What is being asked:
Retype each line of the material exactly, please, skipping any picture in it.

═════ Recorded information ═════

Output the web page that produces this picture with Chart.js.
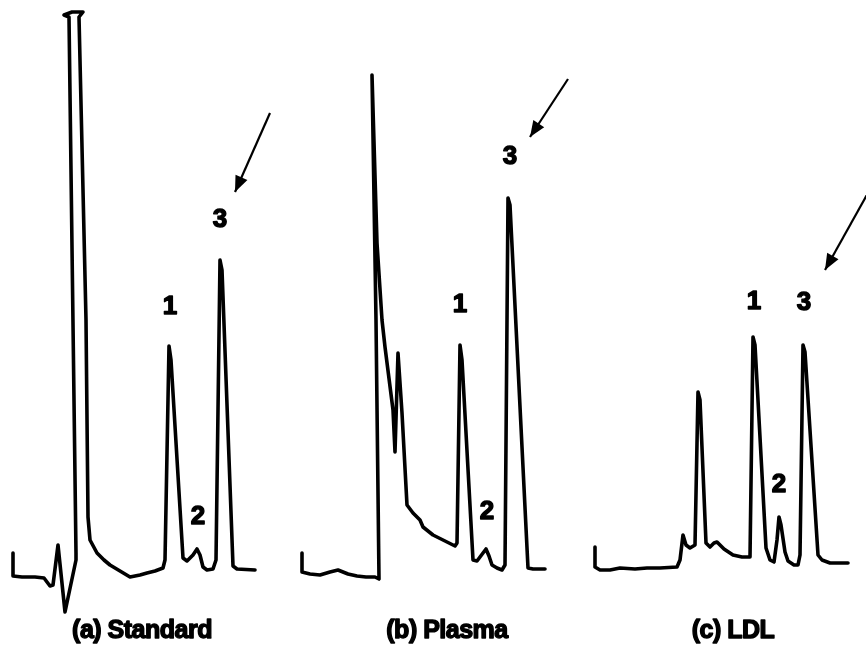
<!DOCTYPE html>
<html>
<head>
<meta charset="utf-8">
<script src="https://cdn.jsdelivr.net/npm/chart.js@4.4.1/dist/chart.umd.min.js"></script>
<style>
  html, body { margin: 0; padding: 0; background: #fff; }
  #chromChart { display: block; }
</style>
</head>
<body>
<canvas id="chromChart" width="866" height="649"></canvas>
<script>
// retention (x) / detector response (y)
const standardTrace = [
  [13, 96], [13, 73], [22, 72], [35, 72], [44, 71], [50, 63], [53, 64], [58, 104],
  [65, 37], [76, 89], [76, 96], [69, 632], [64, 634], [72, 637], [83, 637], [79, 632],
  [86, 329], [88, 132], [90, 109], [97, 96], [104, 89], [110, 84], [120, 78], [130, 72],
  [140, 74], [147, 76], [155, 78], [163, 81], [165, 89], [169, 303], [171, 289], [183, 91],
  [187, 88], [193, 94], [197, 100], [200, 94], [203, 82], [207, 79], [213, 80], [216, 89],
  [220, 389], [222, 379], [233, 83], [237, 80], [255, 79],
];

const plasmaTrace = [
  [302, 96], [302, 77], [310, 75], [320, 74], [330, 77], [338, 79], [348, 75], [357, 73],
  [366, 72], [375, 72], [379, 70], [376, 329], [372, 574], [377, 406], [382, 329], [385, 302],
  [393, 239], [395, 197], [398, 296], [402, 236], [407, 144], [413, 136], [420, 129], [423, 122],
  [433, 114], [447, 107], [455, 103], [457, 106], [460, 304], [462, 289], [473, 89], [477, 88],
  [483, 96], [486, 100], [489, 93], [492, 84], [497, 81], [502, 79], [505, 84], [508, 451],
  [510, 444], [528, 81], [533, 80], [545, 80],
];

const ldlTrace = [
  [595, 102], [595, 82], [600, 79], [610, 79], [620, 81], [635, 80], [647, 81], [660, 81],
  [677, 82], [680, 89], [683, 114], [686, 104], [690, 101], [695, 104], [698, 257], [700, 249],
  [706, 106], [710, 102], [714, 106], [717, 107], [720, 104], [724, 100], [733, 94], [742, 92],
  [750, 92], [753, 312], [755, 304], [766, 101], [770, 89], [774, 87], [777, 109], [779, 132],
  [781, 124], [785, 97], [788, 88], [794, 84], [798, 84], [800, 94], [803, 304], [805, 297],
  [818, 94], [822, 89], [830, 86], [848, 86],
];

const peakLabels = [
  { x: 170, y: 342, text: '1' }, { x: 198, y: 132, text: '2' }, { x: 220, y: 429, text: '3' },
  { x: 460, y: 344, text: '1' }, { x: 487, y: 137, text: '2' }, { x: 510, y: 492, text: '3' },
  { x: 754, y: 347, text: '1' }, { x: 779, y: 164, text: '2' }, { x: 804, y: 346, text: '3' },
];

const panelTitles = [
  { x: 142, y: 18, text: '(a) Standard' },
  { x: 447, y: 18, text: '(b) Plasma' },
  { x: 733, y: 18, text: '(c) LDL' },
];

// arrows pointing at peak 3: [start, tip]
const arrows = [
  [[270, 536], [235, 457]],
  [[568, 570], [530, 512]],
  [[868, 456], [825, 379]],
];

const toPoints = (arr) => arr.map(([x, y]) => ({ x, y }));

const traceDataset = (arr) => ({
  data: toPoints(arr),
  showLine: true,
  borderColor: '#000',
  borderWidth: 3.6,
  borderJoinStyle: 'round',
  borderCapStyle: 'round',
  pointRadius: 0,
  tension: 0,
  fill: false,
});

const arrowDatasets = arrows.map(([from, to]) => ({
  data: toPoints([from, to]),
  showLine: true,
  borderColor: '#000',
  borderWidth: 2.2,
  pointRadius: 0,
  tension: 0,
  fill: false,
}));

const annotatePlugin = {
  id: 'annotate',
  afterDatasetsDraw(chart) {
    const { ctx, scales: { x, y } } = chart;
    ctx.save();

    // arrow heads
    ctx.fillStyle = '#000';
    arrows.forEach(([from, to]) => {
      const x0 = x.getPixelForValue(from[0]);
      const y0 = y.getPixelForValue(from[1]);
      const x1 = x.getPixelForValue(to[0]);
      const y1 = y.getPixelForValue(to[1]);
      const ang = Math.atan2(y1 - y0, x1 - x0);
      const len = 16;
      const half = 6.5;
      const bx = x1 - Math.cos(ang) * len;
      const by = y1 - Math.sin(ang) * len;
      ctx.beginPath();
      ctx.moveTo(x1, y1);
      ctx.lineTo(bx + Math.sin(ang) * half, by - Math.cos(ang) * half);
      ctx.lineTo(bx - Math.sin(ang) * half, by + Math.cos(ang) * half);
      ctx.closePath();
      ctx.fill();
    });

    ctx.textAlign = 'center';
    ctx.textBaseline = 'middle';
    ctx.strokeStyle = '#000';
    ctx.lineJoin = 'round';

    ctx.font = 'bold 26px "Liberation Sans", Arial, sans-serif';
    ctx.lineWidth = 1.4;
    peakLabels.forEach(lbl => {
      const px = x.getPixelForValue(lbl.x);
      const py = y.getPixelForValue(lbl.y);
      ctx.fillText(lbl.text, px, py);
      ctx.strokeText(lbl.text, px, py);
    });

    ctx.font = 'bold 25px "Liberation Sans", Arial, sans-serif';
    ctx.letterSpacing = '-0.5px';
    ctx.lineWidth = 1.4;
    panelTitles.forEach(t => {
      const px = x.getPixelForValue(t.x);
      const py = y.getPixelForValue(t.y);
      ctx.fillText(t.text, px, py);
      ctx.strokeText(t.text, px, py);
    });

    ctx.restore();
  },
};

new Chart(document.getElementById('chromChart'), {
  type: 'scatter',
  data: {
    datasets: [
      traceDataset(standardTrace),
      traceDataset(plasmaTrace),
      traceDataset(ldlTrace),
      ...arrowDatasets,
    ],
  },
  options: {
    responsive: false,
    animation: false,
    devicePixelRatio: 1,
    layout: { padding: 0 },
    plugins: {
      legend: { display: false },
      tooltip: { enabled: false },
    },
    scales: {
      x: { type: 'linear', min: 0, max: 866, display: false },
      y: { type: 'linear', min: 0, max: 649, display: false },
    },
  },
  plugins: [annotatePlugin],
});
</script>
</body>
</html>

═════

Result of the exercise:
Output the web page that produces this picture with Chart.js.
<!DOCTYPE html>
<html>
<head>
<meta charset="utf-8">
<script src="https://cdn.jsdelivr.net/npm/chart.js@4.4.1/dist/chart.umd.min.js"></script>
<style>
  html, body { margin: 0; padding: 0; background: #fff; }
  #chromChart { display: block; }
</style>
</head>
<body>
<canvas id="chromChart" width="866" height="649"></canvas>
<script>
// retention (x) / detector response (y)
const standardTrace = [
  [13, 96], [13, 73], [22, 72], [35, 72], [44, 71], [50, 63], [53, 64], [58, 104],
  [65, 37], [76, 89], [76, 96], [69, 632], [64, 634], [72, 637], [83, 637], [79, 632],
  [86, 329], [88, 132], [90, 109], [97, 96], [104, 89], [110, 84], [120, 78], [130, 72],
  [140, 74], [147, 76], [155, 78], [163, 81], [165, 89], [169, 303], [171, 289], [183, 91],
  [187, 88], [193, 94], [197, 100], [200, 94], [203, 82], [207, 79], [213, 80], [216, 89],
  [220, 389], [222, 379], [233, 83], [237, 80], [255, 79],
];

const plasmaTrace = [
  [302, 96], [302, 77], [310, 75], [320, 74], [330, 77], [338, 79], [348, 75], [357, 73],
  [366, 72], [375, 72], [379, 70], [376, 329], [372, 574], [377, 406], [382, 329], [385, 302],
  [393, 239], [395, 197], [398, 296], [402, 236], [407, 144], [413, 136], [420, 129], [423, 122],
  [433, 114], [447, 107], [455, 103], [457, 106], [460, 304], [462, 289], [473, 89], [477, 88],
  [483, 96], [486, 100], [489, 93], [492, 84], [497, 81], [502, 79], [505, 84], [508, 451],
  [510, 444], [528, 81], [533, 80], [545, 80],
];

const ldlTrace = [
  [595, 102], [595, 82], [600, 79], [610, 79], [620, 81], [635, 80], [647, 81], [660, 81],
  [677, 82], [680, 89], [683, 114], [686, 104], [690, 101], [695, 104], [698, 257], [700, 249],
  [706, 106], [710, 102], [714, 106], [717, 107], [720, 104], [724, 100], [733, 94], [742, 92],
  [750, 92], [753, 312], [755, 304], [766, 101], [770, 89], [774, 87], [777, 109], [779, 132],
  [781, 124], [785, 97], [788, 88], [794, 84], [798, 84], [800, 94], [803, 304], [805, 297],
  [818, 94], [822, 89], [830, 86], [848, 86],
];

const peakLabels = [
  { x: 170, y: 342, text: '1' }, { x: 198, y: 132, text: '2' }, { x: 220, y: 429, text: '3' },
  { x: 460, y: 344, text: '1' }, { x: 487, y: 137, text: '2' }, { x: 510, y: 492, text: '3' },
  { x: 754, y: 347, text: '1' }, { x: 779, y: 164, text: '2' }, { x: 804, y: 346, text: '3' },
];

const panelTitles = [
  { x: 142, y: 18, text: '(a) Standard' },
  { x: 447, y: 18, text: '(b) Plasma' },
  { x: 733, y: 18, text: '(c) LDL' },
];

// arrows pointing at peak 3: [start, tip]
const arrows = [
  [[270, 536], [235, 457]],
  [[568, 570], [530, 512]],
  [[868, 456], [825, 379]],
];

const toPoints = (arr) => arr.map(([x, y]) => ({ x, y }));

const traceDataset = (arr) => ({
  data: toPoints(arr),
  showLine: true,
  borderColor: '#000',
  borderWidth: 3.6,
  borderJoinStyle: 'round',
  borderCapStyle: 'round',
  pointRadius: 0,
  tension: 0,
  fill: false,
});

const arrowDatasets = arrows.map(([from, to]) => ({
  data: toPoints([from, to]),
  showLine: true,
  borderColor: '#000',
  borderWidth: 2.2,
  pointRadius: 0,
  tension: 0,
  fill: false,
}));

const annotatePlugin = {
  id: 'annotate',
  afterDatasetsDraw(chart) {
    const { ctx, scales: { x, y } } = chart;
    ctx.save();

    // arrow heads
    ctx.fillStyle = '#000';
    arrows.forEach(([from, to]) => {
      const x0 = x.getPixelForValue(from[0]);
      const y0 = y.getPixelForValue(from[1]);
      const x1 = x.getPixelForValue(to[0]);
      const y1 = y.getPixelForValue(to[1]);
      const ang = Math.atan2(y1 - y0, x1 - x0);
      const len = 16;
      const half = 6.5;
      const bx = x1 - Math.cos(ang) * len;
      const by = y1 - Math.sin(ang) * len;
      ctx.beginPath();
      ctx.moveTo(x1, y1);
      ctx.lineTo(bx + Math.sin(ang) * half, by - Math.cos(ang) * half);
      ctx.lineTo(bx - Math.sin(ang) * half, by + Math.cos(ang) * half);
      ctx.closePath();
      ctx.fill();
    });

    ctx.textAlign = 'center';
    ctx.textBaseline = 'middle';
    ctx.strokeStyle = '#000';
    ctx.lineJoin = 'round';

    ctx.font = 'bold 26px "Liberation Sans", Arial, sans-serif';
    ctx.lineWidth = 1.4;
    peakLabels.forEach(lbl => {
      const px = x.getPixelForValue(lbl.x);
      const py = y.getPixelForValue(lbl.y);
      ctx.fillText(lbl.text, px, py);
      ctx.strokeText(lbl.text, px, py);
    });

    ctx.font = 'bold 25px "Liberation Sans", Arial, sans-serif';
    ctx.letterSpacing = '-0.5px';
    ctx.lineWidth = 1.4;
    panelTitles.forEach(t => {
      const px = x.getPixelForValue(t.x);
      const py = y.getPixelForValue(t.y);
      ctx.fillText(t.text, px, py);
      ctx.strokeText(t.text, px, py);
    });

    ctx.restore();
  },
};

new Chart(document.getElementById('chromChart'), {
  type: 'scatter',
  data: {
    datasets: [
      traceDataset(standardTrace),
      traceDataset(plasmaTrace),
      traceDataset(ldlTrace),
      ...arrowDatasets,
    ],
  },
  options: {
    responsive: false,
    animation: false,
    devicePixelRatio: 1,
    layout: { padding: 0 },
    plugins: {
      legend: { display: false },
      tooltip: { enabled: false },
    },
    scales: {
      x: { type: 'linear', min: 0, max: 866, display: false },
      y: { type: 'linear', min: 0, max: 649, display: false },
    },
  },
  plugins: [annotatePlugin],
});
</script>
</body>
</html>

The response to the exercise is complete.